I have studied some computer science topics that do not directly relate to my work with Oracle databases and my review of the sortedcontainers implementation documentation tied together several things that I have studied and related them back to my work with Oracle performance tuning. I have not tested sortedcontainers to make sure that it does everything the web site says it does. But, I think it is the best Python package for doing balanced tree type of structures in memory. An AVL tree or B-tree keeps data ordered so you can quickly search for a range of key values and get them out in sorted order. Normal Oracle indexes are a type of B-tree but on disk with blocks cached in memory when queries access them. AVL trees are binary trees so each node points to at most 2 children. B-tree nodes can have many children. Sortedcontainers seem to work like a balanced tree with 1000 or so max children per node. I think it makes efficient use of Python’s built-in list objects. It seems to work well with caching within the CPU. I have not carefully reviewed the theory and tested all this out to prove that it is right but it seems likely that it is. I think it seems convincing because it ties back to other computer science topics that I have studied and to my experience with Oracle performance tuning.
I have been slowly working through an algorithms class on MIT’s OCW website. I am on a section about AVL trees. So, I was looking around at AVL trees in Python. I noticed that Rosetta Code had an AVL tree topic but no Python example until I added one. I also looked around on PyPI for an AVL tree Python package. Based on my search, I thought that bintrees was the most mature, but its web page has a note saying “Use sortedcontainers instead”. So, that made me think that sortedcontainers was the best balanced tree option in Python. The algorithms class talks about how to prove that you can work with AVL trees in O(log n) time. The sortedcontainers performance documentation has a complex explanation of its big O complexity. Also, I think that my class will discuss some of the concepts used in the sortedcontainers analysis in future lessons. So, that motivates me to go forward.
The assembly language book that I worked through helped me understand how to write programs that run faster because they make better use of the x86-64 processor’s cache and registers. Its creator seems to have designed sortedcontainers with CPU caches in mind. Right or wrong, in my mind this ties back to memory caches that affect Oracle database performance. How much of Oracle tuning relates back to how systems cache database blocks in RAM and where? You have the database block cache of course. You also have operating system filesystem cache which you might bypass with direct I/O. You may have high-speed memory cache within your SAN’s storage server. I don’t know about today but in the past disk controller cards and even disk drives themselves had memory caches. You might say, joking, that “cache is king” in database performance.

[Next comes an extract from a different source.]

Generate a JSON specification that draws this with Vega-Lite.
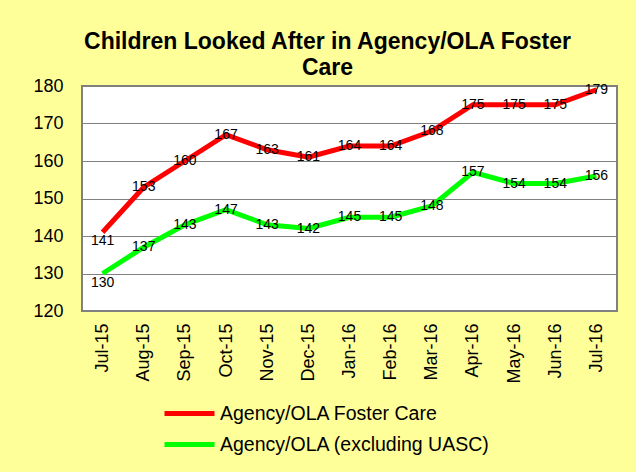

At least, you have to say it is important to understand when and where database systems cache disk blocks in memory to understand why you are getting the performance you are seeing.
So, I guess my mind connected sortedcontainers with my algorithms class and assembly language book. I also connected sortedcontainers back to Oracle performance tuning. It makes me feel that digging into some computer science training is not a waste of time. It helps me to step back from Oracle database specific study and get a little theory. Also, my database work is focusing more and more on the x86-64 architecture and the Linux platform so looking at computer science on the same platform that I use for work has clear benefits.
So, I’m concerned that I have not made this post helpful to people who read it. Is it just about my experience or does it have a point for other people? Maybe the point is that it can’t hurt for an Oracle DBA to learn some computer science. Maybe you are like me and studied C.S. in school many years ago. Maybe you have learned Oracle on the job and don’t have a C.S. background. Maybe the message for both of us from my story about sortedcontainers and my “Aha!” moment is that there are benefits to studying a little computer science even if it does not directly relate to your job. There is only so much time in an Oracle DBA’s day and you can’t learn everything, but maybe it is worth putting some time into learning some C.S. theory if you can.
Bobby
In my experience as someone who spent a lot of time outside “technology” before working on data and ML projects mostly (python ecosystem and sql) , the little bit of CS I’ve learned (intermittently and somewhat randomly along my journey) as def made me appreciate databases (indexes) and generally resist the temptation if at all possible to do brute-force pairwise comparisons 🙂
The 80/20 seems to have gotten me reasonably far!
Thanks for your comment. Interesting to hear from someone who isn’t a pure technology person.